-------- Exercise input

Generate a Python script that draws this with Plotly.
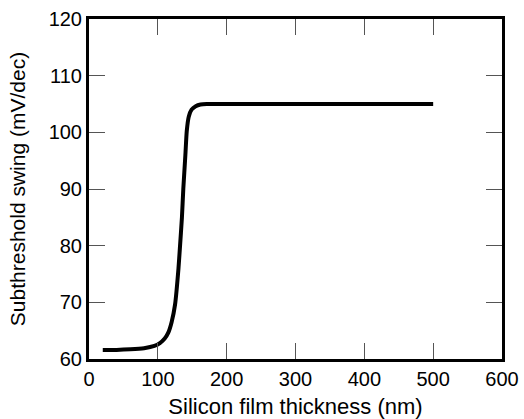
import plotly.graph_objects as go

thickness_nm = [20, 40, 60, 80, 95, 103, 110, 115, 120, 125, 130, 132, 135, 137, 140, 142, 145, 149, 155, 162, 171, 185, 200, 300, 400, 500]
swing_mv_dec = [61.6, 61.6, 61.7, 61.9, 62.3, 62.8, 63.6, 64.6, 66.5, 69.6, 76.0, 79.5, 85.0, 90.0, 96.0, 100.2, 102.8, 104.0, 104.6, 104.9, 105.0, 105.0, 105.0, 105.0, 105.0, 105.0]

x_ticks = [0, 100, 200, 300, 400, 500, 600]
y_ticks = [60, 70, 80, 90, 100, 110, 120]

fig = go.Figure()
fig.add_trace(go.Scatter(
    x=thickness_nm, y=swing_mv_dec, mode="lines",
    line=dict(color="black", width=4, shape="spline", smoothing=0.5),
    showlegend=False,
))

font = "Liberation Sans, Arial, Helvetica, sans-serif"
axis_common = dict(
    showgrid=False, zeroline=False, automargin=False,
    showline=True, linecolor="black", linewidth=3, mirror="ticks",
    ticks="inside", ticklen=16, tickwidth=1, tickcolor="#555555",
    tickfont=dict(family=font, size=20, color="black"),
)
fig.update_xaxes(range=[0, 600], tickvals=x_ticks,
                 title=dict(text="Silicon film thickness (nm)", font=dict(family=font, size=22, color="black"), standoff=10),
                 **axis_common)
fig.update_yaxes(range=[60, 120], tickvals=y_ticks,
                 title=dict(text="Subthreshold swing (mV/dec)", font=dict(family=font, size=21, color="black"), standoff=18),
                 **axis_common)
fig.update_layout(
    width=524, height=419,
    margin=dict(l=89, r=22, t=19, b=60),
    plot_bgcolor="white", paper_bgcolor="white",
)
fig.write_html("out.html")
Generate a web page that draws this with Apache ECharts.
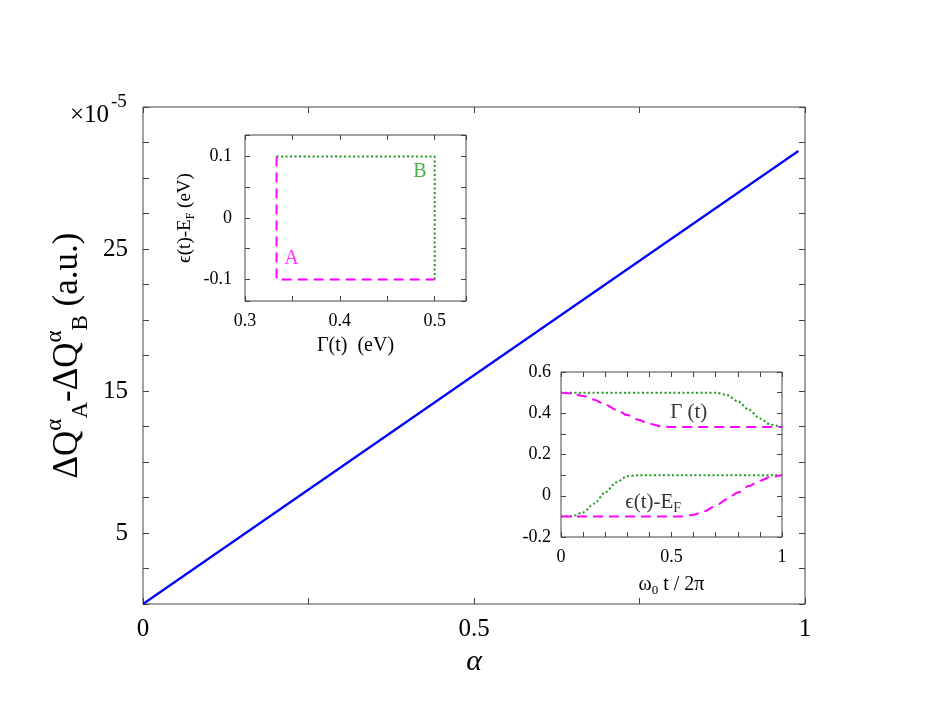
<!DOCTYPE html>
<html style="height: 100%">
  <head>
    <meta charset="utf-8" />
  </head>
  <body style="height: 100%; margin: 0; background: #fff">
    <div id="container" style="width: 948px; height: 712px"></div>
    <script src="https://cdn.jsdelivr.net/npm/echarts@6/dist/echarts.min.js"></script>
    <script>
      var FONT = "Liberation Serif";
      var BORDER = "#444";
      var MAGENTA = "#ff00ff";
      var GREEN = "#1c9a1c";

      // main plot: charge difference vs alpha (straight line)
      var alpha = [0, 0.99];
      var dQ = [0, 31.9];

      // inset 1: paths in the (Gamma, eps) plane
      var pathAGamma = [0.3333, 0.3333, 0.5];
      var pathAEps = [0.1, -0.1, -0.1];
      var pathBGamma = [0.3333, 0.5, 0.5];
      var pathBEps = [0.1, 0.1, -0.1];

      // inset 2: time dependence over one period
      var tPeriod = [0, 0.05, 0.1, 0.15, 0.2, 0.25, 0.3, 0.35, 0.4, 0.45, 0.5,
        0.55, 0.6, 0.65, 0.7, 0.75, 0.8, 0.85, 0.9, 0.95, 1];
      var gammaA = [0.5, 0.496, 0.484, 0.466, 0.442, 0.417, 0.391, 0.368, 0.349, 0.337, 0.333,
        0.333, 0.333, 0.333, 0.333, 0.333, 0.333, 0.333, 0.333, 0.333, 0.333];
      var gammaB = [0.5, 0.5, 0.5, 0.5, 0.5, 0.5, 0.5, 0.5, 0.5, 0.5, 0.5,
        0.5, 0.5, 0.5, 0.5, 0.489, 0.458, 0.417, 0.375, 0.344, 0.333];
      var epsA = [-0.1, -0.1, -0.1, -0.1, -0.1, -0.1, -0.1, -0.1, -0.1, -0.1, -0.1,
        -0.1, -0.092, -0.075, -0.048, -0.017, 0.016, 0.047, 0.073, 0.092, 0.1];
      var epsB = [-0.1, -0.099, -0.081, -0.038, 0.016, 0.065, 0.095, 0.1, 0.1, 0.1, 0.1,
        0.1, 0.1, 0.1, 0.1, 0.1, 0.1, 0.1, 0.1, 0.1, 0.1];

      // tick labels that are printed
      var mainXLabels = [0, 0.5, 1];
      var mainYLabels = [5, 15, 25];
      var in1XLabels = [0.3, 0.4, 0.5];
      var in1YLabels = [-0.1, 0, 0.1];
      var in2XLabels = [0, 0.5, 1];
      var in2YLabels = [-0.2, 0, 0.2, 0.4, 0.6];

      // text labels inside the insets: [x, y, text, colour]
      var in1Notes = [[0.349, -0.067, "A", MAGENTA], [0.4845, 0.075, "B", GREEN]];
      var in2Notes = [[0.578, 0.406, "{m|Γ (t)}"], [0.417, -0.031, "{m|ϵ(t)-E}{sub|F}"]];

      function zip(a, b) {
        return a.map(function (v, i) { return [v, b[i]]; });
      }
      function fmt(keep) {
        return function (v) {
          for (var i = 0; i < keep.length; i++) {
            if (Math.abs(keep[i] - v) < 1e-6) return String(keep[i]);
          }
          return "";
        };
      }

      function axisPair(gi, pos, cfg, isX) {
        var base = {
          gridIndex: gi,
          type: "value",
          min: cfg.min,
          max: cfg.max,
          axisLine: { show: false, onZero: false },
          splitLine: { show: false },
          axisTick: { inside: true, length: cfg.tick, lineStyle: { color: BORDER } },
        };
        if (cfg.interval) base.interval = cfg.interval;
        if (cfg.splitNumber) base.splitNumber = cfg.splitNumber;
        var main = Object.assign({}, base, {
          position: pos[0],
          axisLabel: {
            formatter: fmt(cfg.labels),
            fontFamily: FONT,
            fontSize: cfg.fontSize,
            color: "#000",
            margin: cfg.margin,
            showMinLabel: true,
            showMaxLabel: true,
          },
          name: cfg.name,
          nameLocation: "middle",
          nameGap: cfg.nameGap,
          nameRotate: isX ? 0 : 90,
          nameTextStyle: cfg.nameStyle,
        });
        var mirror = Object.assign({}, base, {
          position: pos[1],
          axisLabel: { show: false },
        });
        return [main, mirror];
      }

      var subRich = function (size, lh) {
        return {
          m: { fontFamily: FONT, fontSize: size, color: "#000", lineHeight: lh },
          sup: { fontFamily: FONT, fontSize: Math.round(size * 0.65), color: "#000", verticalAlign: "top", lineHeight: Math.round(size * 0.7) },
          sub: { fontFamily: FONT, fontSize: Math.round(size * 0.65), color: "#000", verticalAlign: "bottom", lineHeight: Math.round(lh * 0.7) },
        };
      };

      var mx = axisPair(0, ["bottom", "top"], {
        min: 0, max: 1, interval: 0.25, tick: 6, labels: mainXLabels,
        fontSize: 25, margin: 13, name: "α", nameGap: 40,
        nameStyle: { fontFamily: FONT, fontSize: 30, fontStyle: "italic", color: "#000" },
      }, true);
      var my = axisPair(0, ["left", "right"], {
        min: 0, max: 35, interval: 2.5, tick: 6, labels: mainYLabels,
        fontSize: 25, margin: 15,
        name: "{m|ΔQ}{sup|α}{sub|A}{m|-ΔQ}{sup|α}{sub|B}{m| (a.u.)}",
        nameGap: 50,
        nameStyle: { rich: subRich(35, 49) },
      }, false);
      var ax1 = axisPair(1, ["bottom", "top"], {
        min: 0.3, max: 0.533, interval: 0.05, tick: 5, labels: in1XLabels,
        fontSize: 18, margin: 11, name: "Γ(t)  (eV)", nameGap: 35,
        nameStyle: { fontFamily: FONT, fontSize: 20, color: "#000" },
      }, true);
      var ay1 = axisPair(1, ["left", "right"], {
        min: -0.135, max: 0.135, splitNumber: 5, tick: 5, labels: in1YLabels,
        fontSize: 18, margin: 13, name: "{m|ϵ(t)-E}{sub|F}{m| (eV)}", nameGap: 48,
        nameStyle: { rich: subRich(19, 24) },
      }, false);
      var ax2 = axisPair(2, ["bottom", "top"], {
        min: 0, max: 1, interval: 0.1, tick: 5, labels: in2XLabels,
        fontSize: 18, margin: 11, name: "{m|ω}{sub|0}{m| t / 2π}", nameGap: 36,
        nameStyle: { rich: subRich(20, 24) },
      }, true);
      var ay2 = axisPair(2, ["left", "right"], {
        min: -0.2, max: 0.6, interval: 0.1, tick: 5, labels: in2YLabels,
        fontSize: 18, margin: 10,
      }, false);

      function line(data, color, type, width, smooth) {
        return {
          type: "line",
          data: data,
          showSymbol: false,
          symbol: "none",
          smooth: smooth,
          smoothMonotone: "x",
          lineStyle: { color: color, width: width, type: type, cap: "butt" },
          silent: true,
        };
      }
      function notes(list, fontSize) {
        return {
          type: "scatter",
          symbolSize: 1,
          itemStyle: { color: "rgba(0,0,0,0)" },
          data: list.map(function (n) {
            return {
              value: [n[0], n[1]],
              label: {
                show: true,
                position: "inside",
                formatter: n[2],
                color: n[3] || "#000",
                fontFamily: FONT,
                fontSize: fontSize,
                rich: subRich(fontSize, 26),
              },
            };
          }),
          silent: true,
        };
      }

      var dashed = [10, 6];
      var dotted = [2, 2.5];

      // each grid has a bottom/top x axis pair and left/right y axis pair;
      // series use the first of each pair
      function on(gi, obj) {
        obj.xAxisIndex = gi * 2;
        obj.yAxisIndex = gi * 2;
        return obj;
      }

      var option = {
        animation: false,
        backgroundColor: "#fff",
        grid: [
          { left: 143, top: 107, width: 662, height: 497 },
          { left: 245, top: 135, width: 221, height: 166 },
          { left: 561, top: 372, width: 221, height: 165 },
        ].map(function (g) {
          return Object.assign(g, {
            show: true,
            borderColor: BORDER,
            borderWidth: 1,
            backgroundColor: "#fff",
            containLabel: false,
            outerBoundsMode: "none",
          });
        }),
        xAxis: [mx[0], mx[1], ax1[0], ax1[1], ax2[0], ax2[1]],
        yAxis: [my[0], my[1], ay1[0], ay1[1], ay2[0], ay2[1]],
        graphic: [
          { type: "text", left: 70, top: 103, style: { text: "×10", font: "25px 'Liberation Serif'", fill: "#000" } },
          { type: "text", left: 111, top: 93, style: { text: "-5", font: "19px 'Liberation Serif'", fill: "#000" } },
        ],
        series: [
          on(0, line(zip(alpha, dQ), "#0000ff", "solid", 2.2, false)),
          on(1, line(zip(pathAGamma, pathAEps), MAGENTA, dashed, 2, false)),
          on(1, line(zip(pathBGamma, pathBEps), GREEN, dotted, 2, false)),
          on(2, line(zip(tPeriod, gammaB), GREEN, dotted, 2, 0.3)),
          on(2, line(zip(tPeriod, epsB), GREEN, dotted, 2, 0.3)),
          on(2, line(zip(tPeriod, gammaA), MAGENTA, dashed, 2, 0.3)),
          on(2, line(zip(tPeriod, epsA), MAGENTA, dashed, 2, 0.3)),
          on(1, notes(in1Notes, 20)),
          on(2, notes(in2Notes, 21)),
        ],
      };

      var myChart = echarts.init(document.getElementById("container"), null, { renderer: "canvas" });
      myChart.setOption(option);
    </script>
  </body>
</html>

----------------

Task statement → Print the entries as they stand, first line through the line holding "y_ticks = [60, 70, 80, 90, 100, 110, 120]", with every picture removed.

Task solution →
Generate a Python script that draws this with Plotly.
import plotly.graph_objects as go

thickness_nm = [20, 40, 60, 80, 95, 103, 110, 115, 120, 125, 130, 132, 135, 137, 140, 142, 145, 149, 155, 162, 171, 185, 200, 300, 400, 500]
swing_mv_dec = [61.6, 61.6, 61.7, 61.9, 62.3, 62.8, 63.6, 64.6, 66.5, 69.6, 76.0, 79.5, 85.0, 90.0, 96.0, 100.2, 102.8, 104.0, 104.6, 104.9, 105.0, 105.0, 105.0, 105.0, 105.0, 105.0]

x_ticks = [0, 100, 200, 300, 400, 500, 600]
y_ticks = [60, 70, 80, 90, 100, 110, 120]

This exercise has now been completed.